Although it has been over a year since I was in Leeds for my placement, I still feel connected to the place and people who made me feel at home. Since my time at Peepal Tree, a lot has changed and I have taken on other publishing roles. However, what I learned and how I was welcomed by Jeremy, Hannah and the rest of the community is something I think about frequently. I may not be attached to Leeds physically, but I always have in my mind the assurance that if I were ever to return I would feel the familiarity and security a good home offers.
Peepal Tree has maintained its ties with this new member, and it is warming to hear from them on their social media accounts or be acknowledged for some of the work I contributed to while I was there. I will always remember the office which played an integral part of the beginning of my publishing career.
[i] Poynting, Jeremy, An Interview with Peepal Tree Press, Dundee University Review of the Arts, 2019, Available at: https://www.youtube.com/watch?v=U0388cAD0EQ, [accessed 4/09/18]

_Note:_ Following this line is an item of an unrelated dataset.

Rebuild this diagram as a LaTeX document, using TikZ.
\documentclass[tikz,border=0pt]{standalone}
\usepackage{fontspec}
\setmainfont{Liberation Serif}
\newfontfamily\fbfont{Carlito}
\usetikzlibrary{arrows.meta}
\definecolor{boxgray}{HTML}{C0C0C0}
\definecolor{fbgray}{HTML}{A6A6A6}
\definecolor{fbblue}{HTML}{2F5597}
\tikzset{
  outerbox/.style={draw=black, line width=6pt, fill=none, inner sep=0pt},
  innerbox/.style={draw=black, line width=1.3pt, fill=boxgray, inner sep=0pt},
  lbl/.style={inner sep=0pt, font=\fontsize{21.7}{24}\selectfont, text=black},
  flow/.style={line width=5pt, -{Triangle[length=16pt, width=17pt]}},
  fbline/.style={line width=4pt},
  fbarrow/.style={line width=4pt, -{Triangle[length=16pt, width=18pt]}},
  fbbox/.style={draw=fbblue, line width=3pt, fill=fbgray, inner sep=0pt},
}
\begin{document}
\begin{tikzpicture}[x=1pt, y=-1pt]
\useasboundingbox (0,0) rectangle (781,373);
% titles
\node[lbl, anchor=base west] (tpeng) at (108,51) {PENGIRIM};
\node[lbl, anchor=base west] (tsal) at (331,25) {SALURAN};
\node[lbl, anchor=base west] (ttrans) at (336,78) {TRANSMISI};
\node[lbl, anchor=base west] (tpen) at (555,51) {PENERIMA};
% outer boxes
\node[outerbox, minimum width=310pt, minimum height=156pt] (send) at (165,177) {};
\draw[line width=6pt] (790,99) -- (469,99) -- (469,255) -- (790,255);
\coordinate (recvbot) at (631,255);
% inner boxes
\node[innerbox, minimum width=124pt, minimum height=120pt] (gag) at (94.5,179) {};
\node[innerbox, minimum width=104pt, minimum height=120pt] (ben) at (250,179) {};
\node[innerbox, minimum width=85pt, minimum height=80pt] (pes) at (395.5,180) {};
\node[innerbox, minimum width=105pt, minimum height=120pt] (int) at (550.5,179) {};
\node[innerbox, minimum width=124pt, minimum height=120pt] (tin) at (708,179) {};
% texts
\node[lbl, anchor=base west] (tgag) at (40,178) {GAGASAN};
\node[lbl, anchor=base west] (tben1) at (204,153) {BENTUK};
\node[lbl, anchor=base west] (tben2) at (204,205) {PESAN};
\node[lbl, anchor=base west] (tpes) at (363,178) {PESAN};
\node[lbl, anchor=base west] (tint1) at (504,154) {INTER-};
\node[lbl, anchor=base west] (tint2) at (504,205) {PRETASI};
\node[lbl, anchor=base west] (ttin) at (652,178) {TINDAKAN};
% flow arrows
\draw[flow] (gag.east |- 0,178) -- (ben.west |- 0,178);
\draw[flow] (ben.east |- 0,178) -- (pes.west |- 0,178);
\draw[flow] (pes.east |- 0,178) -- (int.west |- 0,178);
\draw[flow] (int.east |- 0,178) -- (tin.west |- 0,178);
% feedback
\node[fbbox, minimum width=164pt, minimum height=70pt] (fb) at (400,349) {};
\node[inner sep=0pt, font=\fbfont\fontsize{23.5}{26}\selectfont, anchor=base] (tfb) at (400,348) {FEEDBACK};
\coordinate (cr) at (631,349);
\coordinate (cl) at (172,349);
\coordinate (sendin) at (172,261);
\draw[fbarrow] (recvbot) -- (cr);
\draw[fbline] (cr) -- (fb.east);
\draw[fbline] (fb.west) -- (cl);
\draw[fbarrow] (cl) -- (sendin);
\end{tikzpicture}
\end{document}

[ii] A more extensive history on Peepal Tree Press can be found on its website: https://www.peepaltreepress.com/about-us
[iii] New Voices is a New Voices in Postcolonial Studies’ is a postgraduate researcher-led network for graduate students at institutions across the Midlands and Yorkshire (based at M4C and WRoCAH
[iv] Harry Goldbourne, Caribbean Transnational Experience, (London, Pluto Press,2002), p.16.
[v] Jeremy Poynting, Foundations of a Movement, (London, John La Rose Tribute Committee, 1991), p. 149.
[vi] Brian, W. Alleyne, Radicals Against Race: Black Activism and Cultural Politics, (Oxford, Berg, 2002), p.21.
[vii] Ibid, p.65/
[viii] In this instance, I was more interested in ‘home’ in a more familial sense, as opposed to the Home of Caribbean and Black British writing in business sense where Peepal Tree is a place where these writers have placed their writing.
[ix] Inscribe is run by Peepal Tree’s own Kadija George and Dorothea Smartt. Their emphasis is a mixture of writing workshops, residential weekends, bringing in people to stimulate and generate ideas and things, but also practical and professional development.